YOUR GOAL:
Identify and copy all lines of the material where the string "this" is found.

— Start of LISTED RECORDS —

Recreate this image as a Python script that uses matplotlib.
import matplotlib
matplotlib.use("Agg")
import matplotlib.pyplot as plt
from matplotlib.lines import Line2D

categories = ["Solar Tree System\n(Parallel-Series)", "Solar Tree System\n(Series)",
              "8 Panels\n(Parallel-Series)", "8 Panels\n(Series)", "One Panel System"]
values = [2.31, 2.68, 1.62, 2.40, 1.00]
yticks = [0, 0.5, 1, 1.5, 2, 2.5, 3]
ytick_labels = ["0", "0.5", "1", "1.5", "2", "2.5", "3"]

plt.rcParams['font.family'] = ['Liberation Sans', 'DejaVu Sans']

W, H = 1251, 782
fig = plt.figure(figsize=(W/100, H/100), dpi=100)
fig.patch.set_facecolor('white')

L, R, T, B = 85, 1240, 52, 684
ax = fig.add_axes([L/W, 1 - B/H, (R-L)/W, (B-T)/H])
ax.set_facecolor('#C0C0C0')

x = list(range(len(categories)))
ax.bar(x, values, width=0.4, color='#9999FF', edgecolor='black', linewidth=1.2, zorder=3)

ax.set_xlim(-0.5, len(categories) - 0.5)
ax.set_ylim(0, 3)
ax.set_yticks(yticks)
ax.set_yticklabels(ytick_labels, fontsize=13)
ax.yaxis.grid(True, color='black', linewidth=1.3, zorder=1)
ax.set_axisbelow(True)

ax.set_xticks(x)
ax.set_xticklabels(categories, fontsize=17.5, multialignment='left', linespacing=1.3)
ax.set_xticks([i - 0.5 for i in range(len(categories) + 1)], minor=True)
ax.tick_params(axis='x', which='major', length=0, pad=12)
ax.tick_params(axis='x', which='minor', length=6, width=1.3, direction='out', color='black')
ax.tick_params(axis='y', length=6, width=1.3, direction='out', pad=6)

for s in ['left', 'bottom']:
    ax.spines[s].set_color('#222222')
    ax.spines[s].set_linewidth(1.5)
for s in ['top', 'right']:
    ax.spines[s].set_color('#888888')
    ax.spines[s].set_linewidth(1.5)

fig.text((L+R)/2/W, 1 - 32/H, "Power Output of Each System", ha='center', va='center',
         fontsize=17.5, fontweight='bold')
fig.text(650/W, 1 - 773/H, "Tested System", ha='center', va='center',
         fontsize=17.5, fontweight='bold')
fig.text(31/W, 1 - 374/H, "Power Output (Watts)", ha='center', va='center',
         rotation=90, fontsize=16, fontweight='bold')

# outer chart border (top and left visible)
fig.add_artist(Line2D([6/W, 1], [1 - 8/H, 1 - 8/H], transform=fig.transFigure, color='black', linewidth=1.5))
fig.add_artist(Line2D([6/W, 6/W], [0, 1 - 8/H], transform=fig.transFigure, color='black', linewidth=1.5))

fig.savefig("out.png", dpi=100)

— End of LISTED RECORDS —
— Start of LISTED RECORDS —

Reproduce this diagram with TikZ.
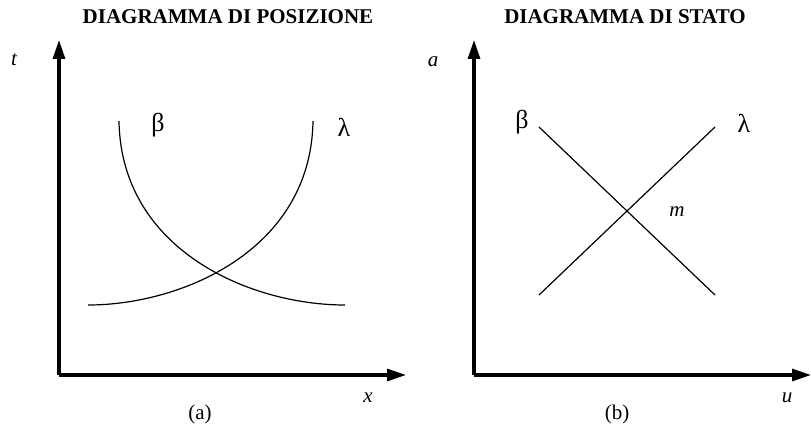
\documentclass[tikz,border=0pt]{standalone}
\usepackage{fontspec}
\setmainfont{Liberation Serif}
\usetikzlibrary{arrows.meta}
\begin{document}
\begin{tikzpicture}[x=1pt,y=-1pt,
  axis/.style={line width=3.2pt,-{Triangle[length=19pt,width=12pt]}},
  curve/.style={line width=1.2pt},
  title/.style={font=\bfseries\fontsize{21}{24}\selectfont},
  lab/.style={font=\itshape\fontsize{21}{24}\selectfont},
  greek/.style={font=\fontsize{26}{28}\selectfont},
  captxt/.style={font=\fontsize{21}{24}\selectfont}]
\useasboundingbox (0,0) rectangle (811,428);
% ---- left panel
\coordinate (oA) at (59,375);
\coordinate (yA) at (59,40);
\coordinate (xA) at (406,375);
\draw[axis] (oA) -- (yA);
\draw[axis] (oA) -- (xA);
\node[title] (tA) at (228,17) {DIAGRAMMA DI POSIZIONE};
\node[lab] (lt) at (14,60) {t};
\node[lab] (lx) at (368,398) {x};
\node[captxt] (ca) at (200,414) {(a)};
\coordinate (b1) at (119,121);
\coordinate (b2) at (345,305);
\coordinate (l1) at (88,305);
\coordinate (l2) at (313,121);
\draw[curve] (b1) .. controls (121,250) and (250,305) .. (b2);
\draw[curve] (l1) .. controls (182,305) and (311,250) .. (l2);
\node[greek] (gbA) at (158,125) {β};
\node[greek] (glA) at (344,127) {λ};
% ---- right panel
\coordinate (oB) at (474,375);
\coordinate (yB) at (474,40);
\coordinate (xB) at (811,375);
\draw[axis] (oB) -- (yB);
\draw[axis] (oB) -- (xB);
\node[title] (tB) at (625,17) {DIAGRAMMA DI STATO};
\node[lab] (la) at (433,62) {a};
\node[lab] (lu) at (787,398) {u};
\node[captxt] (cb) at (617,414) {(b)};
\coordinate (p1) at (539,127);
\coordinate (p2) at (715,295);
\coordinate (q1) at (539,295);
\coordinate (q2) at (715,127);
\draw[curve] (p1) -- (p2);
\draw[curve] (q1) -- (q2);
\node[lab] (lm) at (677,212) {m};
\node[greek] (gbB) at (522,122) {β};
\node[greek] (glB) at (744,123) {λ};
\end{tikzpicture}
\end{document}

— End of LISTED RECORDS —
— Start of LISTED RECORDS —

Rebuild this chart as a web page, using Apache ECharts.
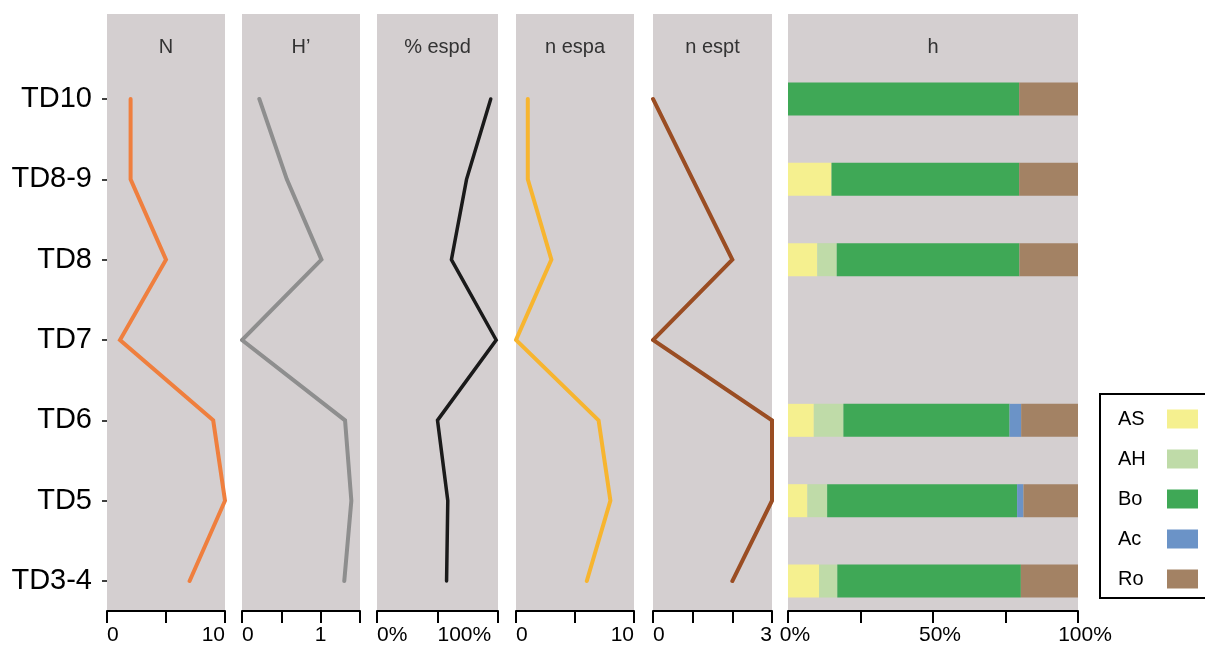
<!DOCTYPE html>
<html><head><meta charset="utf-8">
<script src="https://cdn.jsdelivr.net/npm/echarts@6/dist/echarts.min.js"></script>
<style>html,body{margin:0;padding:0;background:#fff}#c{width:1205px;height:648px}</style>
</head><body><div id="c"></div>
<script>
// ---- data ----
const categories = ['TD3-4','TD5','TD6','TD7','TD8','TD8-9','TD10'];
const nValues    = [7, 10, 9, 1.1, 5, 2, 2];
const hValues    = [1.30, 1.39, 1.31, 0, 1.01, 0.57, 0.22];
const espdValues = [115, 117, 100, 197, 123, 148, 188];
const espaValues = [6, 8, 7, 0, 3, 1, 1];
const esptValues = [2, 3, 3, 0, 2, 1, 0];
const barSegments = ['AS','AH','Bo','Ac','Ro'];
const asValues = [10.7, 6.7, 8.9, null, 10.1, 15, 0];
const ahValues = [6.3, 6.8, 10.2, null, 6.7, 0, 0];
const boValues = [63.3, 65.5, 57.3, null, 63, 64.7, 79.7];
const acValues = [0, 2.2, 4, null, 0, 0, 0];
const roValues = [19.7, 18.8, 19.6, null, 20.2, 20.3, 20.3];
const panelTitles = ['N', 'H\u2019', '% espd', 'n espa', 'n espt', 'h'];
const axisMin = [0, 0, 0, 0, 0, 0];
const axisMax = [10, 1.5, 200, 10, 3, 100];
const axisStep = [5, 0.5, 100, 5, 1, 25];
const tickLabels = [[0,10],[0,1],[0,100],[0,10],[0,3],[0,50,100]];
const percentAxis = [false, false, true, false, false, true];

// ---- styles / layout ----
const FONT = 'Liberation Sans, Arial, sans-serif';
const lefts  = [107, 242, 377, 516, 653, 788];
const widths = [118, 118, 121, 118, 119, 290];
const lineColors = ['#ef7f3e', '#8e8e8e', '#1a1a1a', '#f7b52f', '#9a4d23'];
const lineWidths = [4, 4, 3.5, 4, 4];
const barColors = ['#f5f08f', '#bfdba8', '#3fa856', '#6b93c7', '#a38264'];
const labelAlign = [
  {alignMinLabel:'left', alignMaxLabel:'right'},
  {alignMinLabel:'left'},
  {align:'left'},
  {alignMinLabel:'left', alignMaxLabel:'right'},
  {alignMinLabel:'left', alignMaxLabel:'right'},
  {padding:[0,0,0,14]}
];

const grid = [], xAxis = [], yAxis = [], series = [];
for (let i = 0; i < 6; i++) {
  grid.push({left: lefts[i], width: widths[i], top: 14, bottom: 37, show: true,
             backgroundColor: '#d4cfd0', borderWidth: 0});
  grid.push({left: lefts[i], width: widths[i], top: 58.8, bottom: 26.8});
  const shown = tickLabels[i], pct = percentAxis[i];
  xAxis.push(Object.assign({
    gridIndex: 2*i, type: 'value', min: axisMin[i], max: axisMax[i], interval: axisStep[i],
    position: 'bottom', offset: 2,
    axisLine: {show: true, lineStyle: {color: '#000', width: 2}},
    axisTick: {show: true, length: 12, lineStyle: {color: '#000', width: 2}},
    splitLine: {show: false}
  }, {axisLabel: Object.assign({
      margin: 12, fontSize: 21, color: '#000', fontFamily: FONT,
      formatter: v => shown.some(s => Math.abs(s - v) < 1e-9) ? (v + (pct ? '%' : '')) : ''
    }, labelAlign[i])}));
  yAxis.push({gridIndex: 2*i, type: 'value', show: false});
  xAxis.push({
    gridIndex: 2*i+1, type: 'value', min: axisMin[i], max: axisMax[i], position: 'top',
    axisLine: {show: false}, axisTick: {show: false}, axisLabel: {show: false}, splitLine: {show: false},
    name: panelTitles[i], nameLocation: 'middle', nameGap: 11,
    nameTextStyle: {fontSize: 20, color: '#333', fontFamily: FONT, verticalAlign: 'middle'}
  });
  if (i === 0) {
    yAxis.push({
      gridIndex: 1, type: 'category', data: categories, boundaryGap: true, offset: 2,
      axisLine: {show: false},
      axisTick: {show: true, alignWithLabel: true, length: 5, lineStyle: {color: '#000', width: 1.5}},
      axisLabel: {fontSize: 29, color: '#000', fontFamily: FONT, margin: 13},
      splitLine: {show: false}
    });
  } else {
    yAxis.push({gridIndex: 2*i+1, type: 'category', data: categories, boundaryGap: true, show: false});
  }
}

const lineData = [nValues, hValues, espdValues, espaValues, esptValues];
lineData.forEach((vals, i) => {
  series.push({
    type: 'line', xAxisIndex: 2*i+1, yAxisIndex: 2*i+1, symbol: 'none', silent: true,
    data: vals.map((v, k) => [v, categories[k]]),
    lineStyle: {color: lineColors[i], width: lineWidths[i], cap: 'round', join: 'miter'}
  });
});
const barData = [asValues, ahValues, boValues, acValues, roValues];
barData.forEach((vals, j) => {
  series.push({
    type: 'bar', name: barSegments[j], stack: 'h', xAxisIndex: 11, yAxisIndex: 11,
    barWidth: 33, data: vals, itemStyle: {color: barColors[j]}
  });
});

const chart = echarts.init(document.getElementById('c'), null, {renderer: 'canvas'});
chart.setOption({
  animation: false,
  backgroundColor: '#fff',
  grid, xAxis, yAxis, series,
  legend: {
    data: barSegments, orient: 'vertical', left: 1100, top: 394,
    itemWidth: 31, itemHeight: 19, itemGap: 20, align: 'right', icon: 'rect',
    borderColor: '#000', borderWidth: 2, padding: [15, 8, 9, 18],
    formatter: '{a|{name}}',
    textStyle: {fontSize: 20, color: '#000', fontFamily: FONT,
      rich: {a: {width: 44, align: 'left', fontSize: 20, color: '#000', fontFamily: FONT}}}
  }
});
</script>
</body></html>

— End of LISTED RECORDS —

RESULT:
Recreate this image as a Python script that uses matplotlib.
Reproduce this diagram with TikZ.
Rebuild this chart as a web page, using Apache ECharts.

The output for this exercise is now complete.